• INFORMATION SHOWN
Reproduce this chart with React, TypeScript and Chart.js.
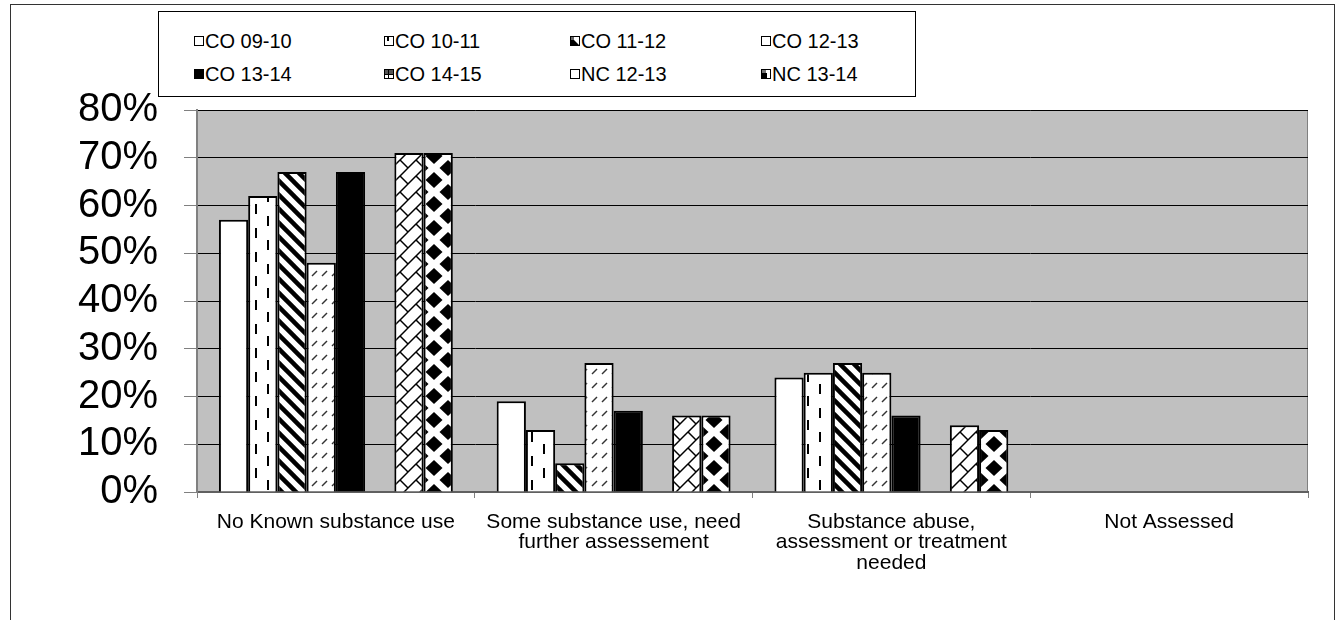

...

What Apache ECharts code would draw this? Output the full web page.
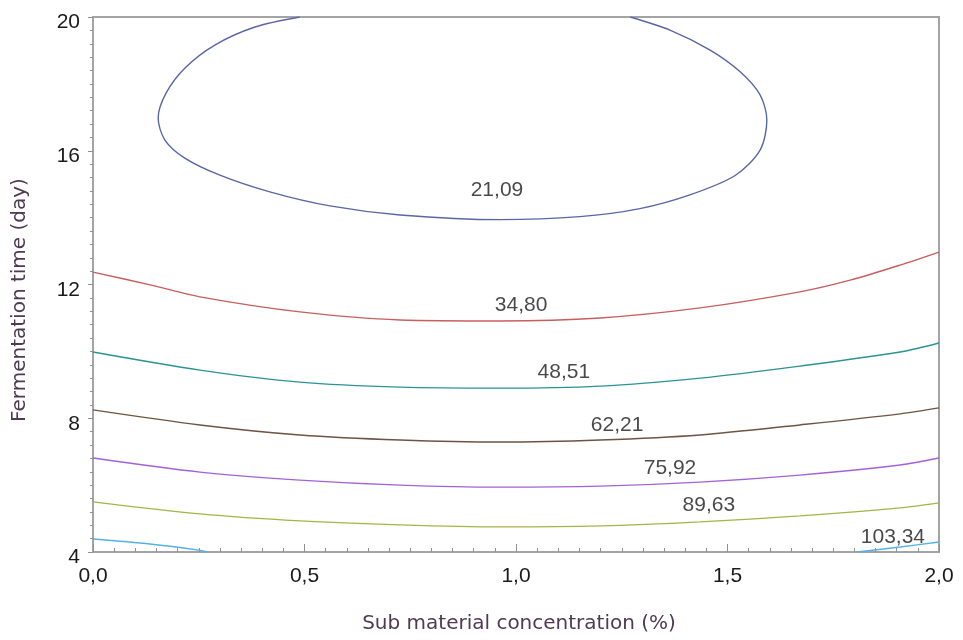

--

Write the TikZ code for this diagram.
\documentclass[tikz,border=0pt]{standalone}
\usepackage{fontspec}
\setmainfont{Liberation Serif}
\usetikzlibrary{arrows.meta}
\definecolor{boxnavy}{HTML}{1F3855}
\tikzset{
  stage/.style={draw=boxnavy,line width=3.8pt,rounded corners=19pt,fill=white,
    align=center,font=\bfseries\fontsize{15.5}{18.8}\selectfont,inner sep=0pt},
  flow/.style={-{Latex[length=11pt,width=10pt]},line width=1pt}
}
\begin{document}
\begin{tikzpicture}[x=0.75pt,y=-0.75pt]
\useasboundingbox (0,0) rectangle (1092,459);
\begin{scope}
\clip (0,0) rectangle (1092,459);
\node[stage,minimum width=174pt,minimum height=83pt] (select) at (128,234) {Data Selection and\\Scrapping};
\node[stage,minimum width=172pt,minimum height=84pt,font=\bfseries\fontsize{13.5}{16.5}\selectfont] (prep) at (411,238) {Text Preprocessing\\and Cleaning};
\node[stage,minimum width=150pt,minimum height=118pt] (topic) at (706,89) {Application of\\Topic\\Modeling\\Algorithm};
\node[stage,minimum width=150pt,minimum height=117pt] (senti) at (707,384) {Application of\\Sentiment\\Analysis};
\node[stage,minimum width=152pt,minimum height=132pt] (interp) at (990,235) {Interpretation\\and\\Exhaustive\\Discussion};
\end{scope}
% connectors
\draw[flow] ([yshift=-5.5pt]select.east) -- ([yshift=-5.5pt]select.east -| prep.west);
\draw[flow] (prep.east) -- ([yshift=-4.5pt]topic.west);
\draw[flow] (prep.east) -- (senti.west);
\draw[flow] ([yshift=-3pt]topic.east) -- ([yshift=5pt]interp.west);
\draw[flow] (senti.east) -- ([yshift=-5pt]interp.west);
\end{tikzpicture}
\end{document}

• STATED EXERCISE
Say how many lines in the records hold "code", with the number as the whole reply.

• CORRECT RESPONSE
2